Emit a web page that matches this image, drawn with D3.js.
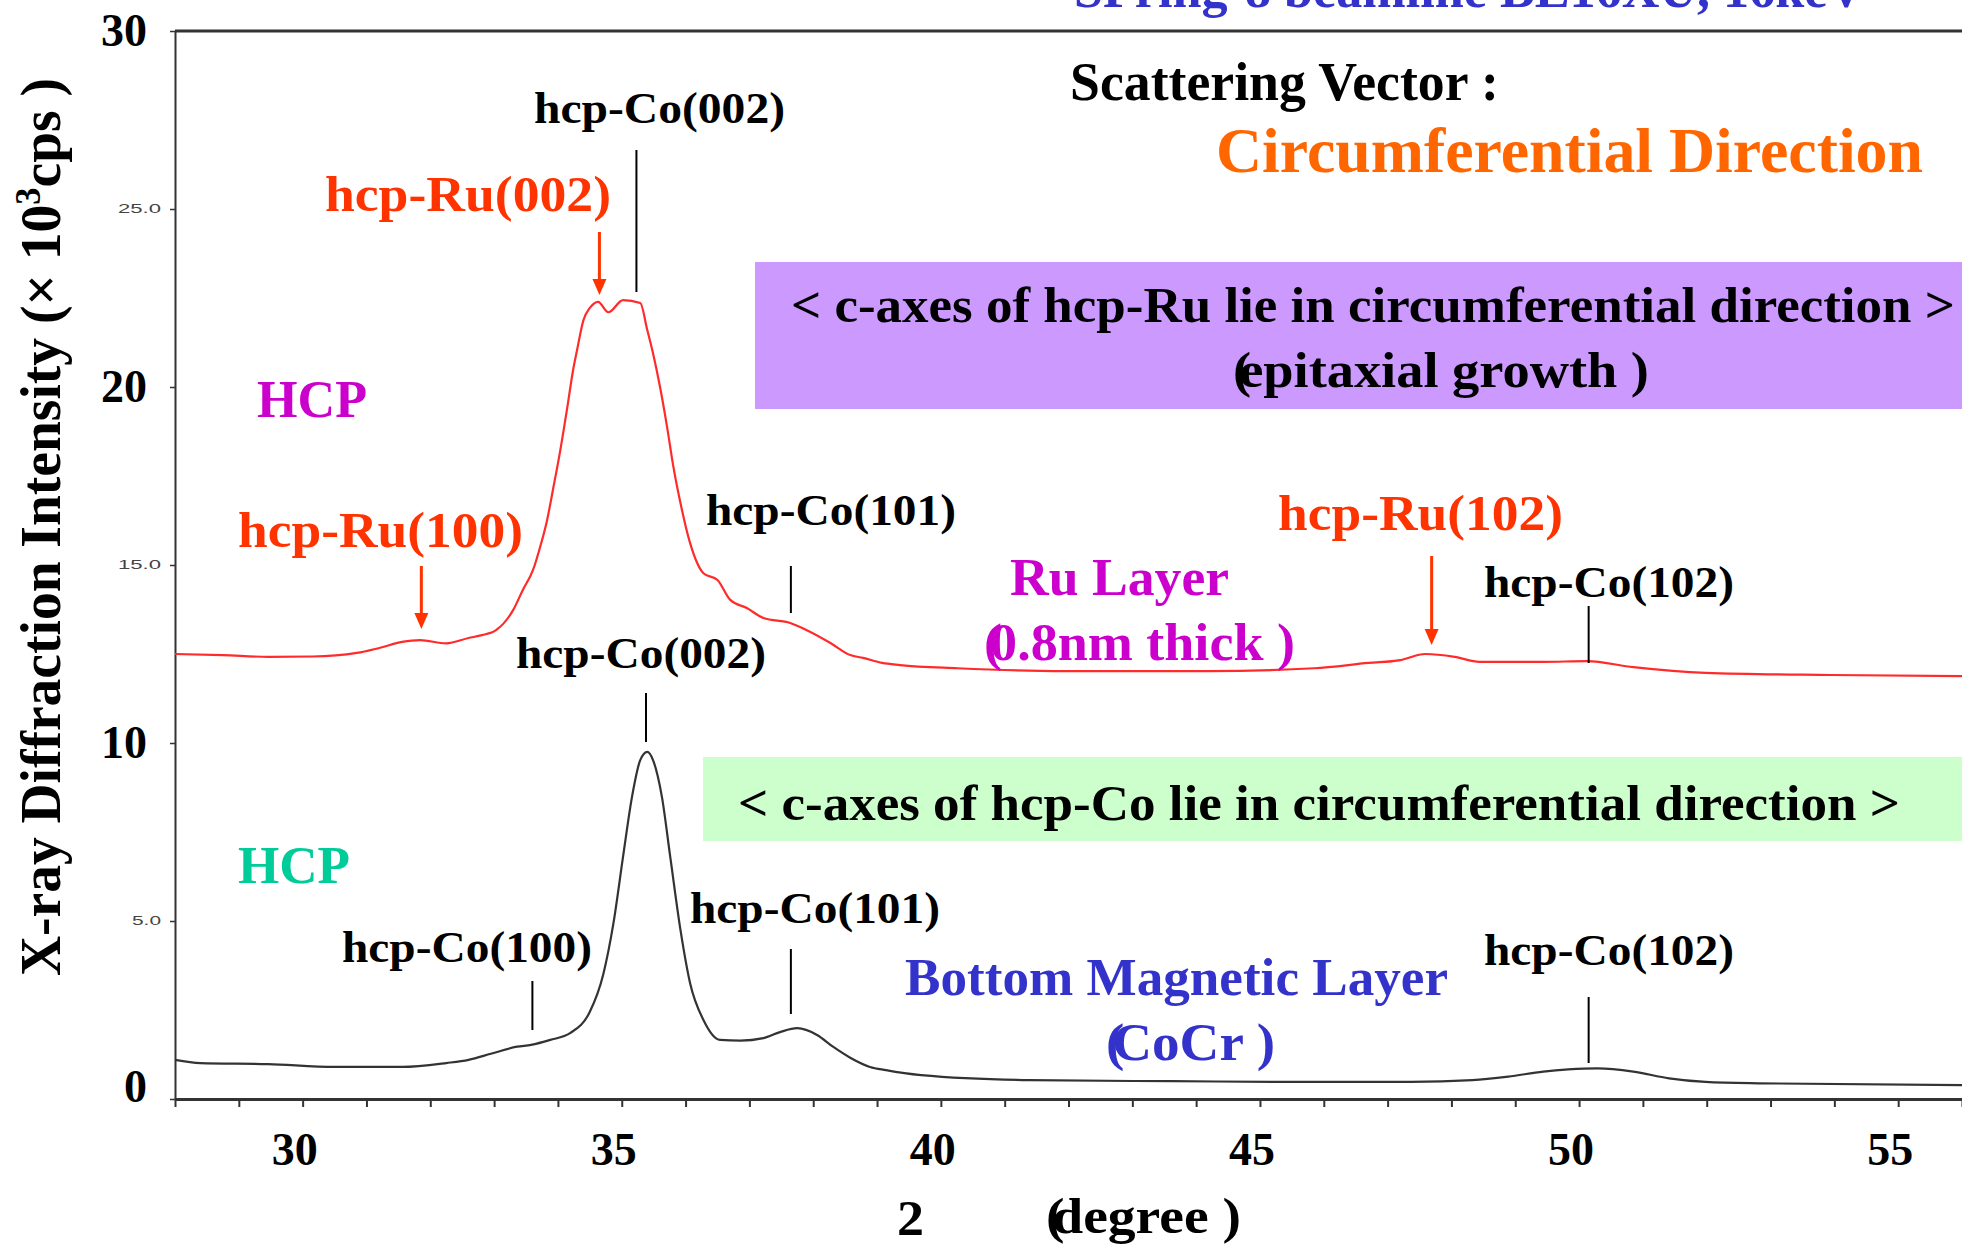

= = = = =

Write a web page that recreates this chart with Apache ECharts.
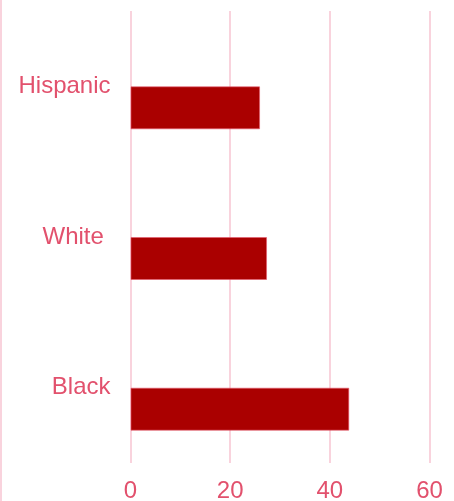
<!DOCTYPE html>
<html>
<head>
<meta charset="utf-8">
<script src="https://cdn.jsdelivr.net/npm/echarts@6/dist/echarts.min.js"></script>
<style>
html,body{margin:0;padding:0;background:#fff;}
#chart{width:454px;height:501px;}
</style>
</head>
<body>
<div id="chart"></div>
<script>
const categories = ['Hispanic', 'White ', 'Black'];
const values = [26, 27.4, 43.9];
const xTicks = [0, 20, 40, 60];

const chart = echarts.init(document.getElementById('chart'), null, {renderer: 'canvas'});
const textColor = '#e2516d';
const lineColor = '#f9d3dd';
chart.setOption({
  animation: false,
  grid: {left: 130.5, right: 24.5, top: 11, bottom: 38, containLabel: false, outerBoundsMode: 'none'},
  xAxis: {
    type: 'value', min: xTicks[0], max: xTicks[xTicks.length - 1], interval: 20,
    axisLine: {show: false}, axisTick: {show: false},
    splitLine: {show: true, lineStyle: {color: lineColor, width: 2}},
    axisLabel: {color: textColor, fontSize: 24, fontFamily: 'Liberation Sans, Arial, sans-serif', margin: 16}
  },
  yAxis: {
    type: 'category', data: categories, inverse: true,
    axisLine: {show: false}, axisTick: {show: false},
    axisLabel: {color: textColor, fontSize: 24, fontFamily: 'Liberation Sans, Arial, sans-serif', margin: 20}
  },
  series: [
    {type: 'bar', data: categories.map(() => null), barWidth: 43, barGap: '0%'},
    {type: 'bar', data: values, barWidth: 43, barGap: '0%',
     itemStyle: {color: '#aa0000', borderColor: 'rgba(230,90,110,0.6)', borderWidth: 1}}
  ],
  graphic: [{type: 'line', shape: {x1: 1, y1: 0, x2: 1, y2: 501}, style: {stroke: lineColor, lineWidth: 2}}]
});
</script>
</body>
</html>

= = = = =

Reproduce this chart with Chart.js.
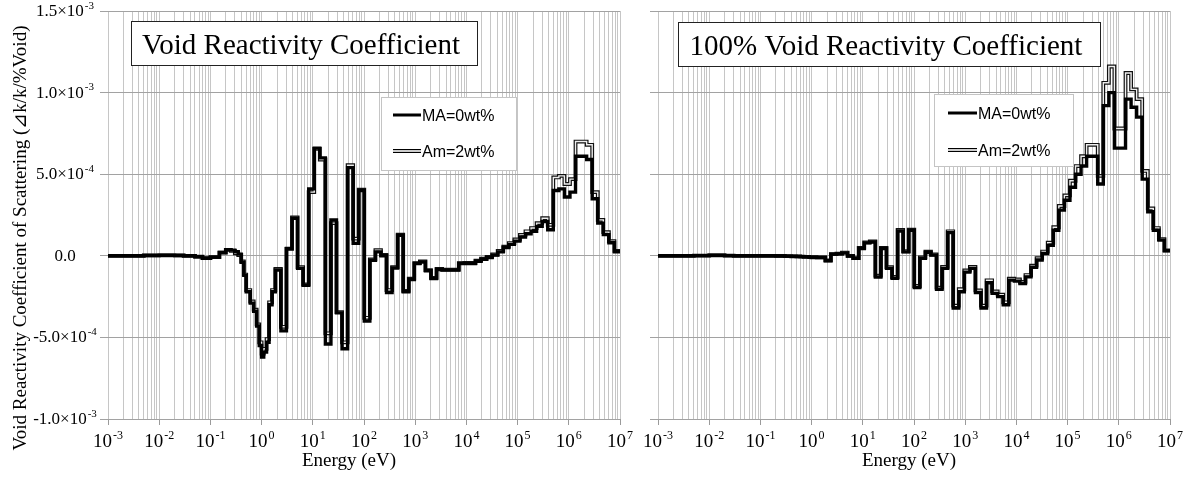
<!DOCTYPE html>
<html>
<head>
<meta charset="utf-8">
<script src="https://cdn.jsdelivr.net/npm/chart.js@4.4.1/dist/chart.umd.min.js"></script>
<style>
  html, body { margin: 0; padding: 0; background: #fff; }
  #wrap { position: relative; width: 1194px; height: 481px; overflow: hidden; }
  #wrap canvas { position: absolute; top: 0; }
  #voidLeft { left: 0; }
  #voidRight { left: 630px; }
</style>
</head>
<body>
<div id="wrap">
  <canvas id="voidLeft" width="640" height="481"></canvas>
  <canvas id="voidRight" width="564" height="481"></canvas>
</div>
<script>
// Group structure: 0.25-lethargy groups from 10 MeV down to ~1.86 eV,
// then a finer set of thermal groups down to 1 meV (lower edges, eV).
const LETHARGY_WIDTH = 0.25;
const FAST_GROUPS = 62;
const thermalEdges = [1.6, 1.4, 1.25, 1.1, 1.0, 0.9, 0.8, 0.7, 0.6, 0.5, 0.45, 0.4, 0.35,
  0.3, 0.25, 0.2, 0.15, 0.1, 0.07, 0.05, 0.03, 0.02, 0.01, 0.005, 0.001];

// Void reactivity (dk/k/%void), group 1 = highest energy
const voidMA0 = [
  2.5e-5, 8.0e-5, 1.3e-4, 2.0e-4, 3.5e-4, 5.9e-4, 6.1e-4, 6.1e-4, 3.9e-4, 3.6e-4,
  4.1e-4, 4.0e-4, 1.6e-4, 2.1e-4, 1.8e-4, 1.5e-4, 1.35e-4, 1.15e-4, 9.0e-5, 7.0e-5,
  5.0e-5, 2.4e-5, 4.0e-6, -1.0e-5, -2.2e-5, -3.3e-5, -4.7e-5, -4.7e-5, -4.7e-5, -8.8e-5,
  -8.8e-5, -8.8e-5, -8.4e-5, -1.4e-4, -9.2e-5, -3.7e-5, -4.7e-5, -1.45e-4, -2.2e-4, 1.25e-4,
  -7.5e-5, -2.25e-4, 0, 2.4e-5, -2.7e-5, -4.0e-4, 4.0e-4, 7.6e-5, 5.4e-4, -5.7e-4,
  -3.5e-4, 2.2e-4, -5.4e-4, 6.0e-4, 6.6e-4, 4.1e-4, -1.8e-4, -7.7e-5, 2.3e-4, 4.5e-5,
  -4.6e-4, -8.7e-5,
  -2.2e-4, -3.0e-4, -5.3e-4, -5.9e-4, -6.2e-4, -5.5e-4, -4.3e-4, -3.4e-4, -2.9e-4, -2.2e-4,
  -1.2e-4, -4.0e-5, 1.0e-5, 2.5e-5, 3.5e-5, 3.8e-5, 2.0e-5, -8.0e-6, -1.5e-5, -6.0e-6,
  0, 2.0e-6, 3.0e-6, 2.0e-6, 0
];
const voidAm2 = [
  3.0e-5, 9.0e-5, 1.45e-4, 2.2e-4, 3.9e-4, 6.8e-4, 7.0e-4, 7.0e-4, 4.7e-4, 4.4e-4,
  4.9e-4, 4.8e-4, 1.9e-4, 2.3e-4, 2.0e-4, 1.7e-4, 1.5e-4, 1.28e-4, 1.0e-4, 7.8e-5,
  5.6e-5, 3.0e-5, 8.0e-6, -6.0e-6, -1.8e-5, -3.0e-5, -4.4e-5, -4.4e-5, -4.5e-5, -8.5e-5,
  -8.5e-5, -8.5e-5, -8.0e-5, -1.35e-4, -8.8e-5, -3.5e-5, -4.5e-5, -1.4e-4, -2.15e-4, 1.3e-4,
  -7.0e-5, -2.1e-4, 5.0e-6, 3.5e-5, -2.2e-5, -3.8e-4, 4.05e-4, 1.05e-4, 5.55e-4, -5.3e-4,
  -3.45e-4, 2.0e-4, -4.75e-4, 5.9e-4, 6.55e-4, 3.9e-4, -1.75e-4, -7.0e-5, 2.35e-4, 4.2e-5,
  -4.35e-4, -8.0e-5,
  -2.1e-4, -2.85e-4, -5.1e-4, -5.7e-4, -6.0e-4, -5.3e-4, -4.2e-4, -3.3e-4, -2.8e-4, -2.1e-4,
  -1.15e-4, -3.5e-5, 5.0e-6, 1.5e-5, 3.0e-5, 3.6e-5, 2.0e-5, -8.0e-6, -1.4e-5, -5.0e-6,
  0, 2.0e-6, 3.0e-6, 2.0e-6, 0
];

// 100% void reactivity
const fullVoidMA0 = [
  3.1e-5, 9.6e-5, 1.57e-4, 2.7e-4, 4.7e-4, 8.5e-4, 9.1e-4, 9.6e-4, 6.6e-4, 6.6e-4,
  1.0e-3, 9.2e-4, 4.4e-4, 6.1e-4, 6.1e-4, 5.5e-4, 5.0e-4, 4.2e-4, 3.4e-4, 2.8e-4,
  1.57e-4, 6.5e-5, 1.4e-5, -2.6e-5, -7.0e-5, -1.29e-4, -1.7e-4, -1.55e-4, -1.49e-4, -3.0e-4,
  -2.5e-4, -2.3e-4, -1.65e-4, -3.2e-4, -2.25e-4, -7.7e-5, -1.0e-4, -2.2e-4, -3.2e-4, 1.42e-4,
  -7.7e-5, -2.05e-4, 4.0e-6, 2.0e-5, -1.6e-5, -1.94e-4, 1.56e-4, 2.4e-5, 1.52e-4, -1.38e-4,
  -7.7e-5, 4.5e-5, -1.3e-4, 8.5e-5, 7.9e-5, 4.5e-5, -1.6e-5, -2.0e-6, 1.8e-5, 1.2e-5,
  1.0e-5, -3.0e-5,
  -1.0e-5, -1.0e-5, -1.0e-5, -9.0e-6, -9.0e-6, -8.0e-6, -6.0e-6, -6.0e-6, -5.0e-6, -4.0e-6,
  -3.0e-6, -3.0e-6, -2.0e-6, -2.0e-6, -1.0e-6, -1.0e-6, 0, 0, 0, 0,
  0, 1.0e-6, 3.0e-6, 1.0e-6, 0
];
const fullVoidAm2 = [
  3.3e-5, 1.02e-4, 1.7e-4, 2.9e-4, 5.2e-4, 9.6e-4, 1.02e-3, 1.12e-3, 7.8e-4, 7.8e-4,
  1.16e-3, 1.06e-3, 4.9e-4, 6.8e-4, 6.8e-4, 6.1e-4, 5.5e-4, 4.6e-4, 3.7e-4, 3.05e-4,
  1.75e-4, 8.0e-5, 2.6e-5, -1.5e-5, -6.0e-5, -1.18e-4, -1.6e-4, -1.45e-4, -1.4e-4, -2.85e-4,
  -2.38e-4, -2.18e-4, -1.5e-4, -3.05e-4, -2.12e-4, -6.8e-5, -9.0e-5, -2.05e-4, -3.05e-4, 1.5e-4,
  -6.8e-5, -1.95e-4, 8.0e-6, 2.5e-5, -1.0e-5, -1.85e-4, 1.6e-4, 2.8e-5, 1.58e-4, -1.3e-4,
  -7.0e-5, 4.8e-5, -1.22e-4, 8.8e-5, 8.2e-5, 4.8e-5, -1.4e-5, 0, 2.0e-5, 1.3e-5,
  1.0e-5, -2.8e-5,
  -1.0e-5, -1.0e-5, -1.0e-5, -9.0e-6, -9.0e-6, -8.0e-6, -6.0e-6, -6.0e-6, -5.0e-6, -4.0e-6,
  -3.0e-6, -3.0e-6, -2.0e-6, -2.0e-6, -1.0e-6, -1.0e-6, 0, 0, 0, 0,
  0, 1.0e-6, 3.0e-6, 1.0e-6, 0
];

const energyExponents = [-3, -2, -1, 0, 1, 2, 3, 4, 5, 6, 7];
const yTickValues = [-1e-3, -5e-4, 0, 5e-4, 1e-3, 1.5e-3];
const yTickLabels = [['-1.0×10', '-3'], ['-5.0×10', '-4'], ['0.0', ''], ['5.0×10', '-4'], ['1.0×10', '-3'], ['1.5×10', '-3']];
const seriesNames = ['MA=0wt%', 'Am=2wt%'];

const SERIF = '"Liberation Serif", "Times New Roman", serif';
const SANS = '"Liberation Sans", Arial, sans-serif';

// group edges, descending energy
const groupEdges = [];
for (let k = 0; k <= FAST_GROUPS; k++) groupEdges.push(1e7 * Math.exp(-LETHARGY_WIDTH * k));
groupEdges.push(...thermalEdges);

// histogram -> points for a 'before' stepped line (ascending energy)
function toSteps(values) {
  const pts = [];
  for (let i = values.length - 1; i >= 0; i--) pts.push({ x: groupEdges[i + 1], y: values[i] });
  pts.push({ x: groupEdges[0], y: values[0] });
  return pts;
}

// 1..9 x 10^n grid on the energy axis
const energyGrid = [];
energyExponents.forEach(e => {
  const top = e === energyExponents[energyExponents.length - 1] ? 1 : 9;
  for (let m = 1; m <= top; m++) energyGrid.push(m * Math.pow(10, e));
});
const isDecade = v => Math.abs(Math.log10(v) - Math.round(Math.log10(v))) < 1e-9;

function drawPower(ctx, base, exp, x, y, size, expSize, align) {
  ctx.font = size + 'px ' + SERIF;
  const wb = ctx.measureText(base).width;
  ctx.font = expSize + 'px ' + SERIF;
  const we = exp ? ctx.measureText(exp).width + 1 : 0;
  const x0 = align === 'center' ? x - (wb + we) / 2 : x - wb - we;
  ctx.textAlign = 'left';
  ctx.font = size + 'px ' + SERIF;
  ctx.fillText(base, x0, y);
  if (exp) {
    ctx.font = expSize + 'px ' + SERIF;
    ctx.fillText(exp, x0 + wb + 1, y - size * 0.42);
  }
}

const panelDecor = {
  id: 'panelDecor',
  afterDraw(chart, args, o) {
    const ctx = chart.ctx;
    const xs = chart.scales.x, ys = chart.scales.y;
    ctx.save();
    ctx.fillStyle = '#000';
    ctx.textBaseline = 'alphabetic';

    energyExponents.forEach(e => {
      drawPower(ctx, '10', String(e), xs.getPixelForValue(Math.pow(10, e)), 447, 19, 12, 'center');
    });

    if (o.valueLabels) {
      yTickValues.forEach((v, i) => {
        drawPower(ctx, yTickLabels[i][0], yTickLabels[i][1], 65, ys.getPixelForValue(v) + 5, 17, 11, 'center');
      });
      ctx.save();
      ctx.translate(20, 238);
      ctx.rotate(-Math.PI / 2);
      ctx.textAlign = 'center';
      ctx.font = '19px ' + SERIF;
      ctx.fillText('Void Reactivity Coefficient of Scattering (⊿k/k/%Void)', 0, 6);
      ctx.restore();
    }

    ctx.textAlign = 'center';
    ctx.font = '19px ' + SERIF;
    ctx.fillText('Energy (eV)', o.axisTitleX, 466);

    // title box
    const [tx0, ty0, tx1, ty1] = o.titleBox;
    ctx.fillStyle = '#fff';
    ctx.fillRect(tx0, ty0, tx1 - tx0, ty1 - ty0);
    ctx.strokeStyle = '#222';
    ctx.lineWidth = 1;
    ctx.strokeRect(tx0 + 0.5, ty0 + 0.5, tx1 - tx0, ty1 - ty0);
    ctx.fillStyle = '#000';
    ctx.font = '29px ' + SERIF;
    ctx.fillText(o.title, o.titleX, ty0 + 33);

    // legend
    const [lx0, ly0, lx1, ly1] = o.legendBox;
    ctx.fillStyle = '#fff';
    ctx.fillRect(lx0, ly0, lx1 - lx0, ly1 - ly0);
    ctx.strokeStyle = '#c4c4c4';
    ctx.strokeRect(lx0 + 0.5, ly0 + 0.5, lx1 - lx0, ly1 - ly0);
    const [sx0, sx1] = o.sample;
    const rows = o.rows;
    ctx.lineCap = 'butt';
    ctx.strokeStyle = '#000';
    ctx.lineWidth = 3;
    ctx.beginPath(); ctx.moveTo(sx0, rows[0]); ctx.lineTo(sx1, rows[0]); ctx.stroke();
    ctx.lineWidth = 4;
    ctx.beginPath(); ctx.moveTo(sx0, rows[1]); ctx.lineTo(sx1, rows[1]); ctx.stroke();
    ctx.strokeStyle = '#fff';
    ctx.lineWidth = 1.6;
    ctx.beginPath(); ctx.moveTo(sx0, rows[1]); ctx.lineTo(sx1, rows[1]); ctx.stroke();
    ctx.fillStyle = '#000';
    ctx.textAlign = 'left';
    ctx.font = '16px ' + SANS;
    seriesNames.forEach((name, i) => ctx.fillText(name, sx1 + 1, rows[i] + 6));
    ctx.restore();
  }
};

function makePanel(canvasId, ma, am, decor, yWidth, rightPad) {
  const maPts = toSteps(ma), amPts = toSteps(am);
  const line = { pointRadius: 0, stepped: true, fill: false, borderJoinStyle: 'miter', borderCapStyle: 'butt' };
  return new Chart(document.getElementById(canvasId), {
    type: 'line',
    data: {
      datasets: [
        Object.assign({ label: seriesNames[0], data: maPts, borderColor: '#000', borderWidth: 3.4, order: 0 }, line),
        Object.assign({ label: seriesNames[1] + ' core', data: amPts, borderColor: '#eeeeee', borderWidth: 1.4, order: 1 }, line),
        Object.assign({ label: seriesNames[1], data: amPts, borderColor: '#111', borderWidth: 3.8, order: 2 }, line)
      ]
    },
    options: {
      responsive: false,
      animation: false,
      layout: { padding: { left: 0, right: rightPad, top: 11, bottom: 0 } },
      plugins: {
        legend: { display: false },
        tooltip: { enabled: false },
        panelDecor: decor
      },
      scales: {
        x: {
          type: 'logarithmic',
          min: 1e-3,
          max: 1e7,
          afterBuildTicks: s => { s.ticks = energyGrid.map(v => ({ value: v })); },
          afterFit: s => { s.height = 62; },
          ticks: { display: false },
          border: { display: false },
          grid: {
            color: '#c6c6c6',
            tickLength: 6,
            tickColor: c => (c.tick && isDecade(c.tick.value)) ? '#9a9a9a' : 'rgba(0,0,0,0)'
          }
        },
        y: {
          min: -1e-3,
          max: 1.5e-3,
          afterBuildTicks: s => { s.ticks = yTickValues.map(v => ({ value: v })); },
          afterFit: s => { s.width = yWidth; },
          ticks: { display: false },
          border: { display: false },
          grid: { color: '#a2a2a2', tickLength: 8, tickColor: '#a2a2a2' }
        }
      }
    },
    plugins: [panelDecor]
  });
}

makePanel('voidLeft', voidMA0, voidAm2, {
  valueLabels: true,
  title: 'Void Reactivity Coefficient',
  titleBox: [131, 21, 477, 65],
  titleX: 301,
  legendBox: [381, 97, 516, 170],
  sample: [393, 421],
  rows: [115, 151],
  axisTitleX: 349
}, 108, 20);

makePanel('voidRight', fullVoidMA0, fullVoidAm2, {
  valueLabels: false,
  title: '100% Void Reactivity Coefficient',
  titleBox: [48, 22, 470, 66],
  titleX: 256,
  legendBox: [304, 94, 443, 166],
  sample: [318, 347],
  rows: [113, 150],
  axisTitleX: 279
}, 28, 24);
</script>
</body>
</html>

= = = = =

Given request -
Copy out exactly the material that runs from the line with "Write a web" to the line with "const xTicks = [0, 20, 40, 60];", ends included, and leave the pictures behind.

Output for this exercise -
Write a web page that recreates this chart with Apache ECharts.
<!DOCTYPE html>
<html>
<head>
<meta charset="utf-8">
<script src="https://cdn.jsdelivr.net/npm/echarts@6/dist/echarts.min.js"></script>
<style>
html,body{margin:0;padding:0;background:#fff;}
#chart{width:454px;height:501px;}
</style>
</head>
<body>
<div id="chart"></div>
<script>
const categories = ['Hispanic', 'White ', 'Black'];
const values = [26, 27.4, 43.9];
const xTicks = [0, 20, 40, 60];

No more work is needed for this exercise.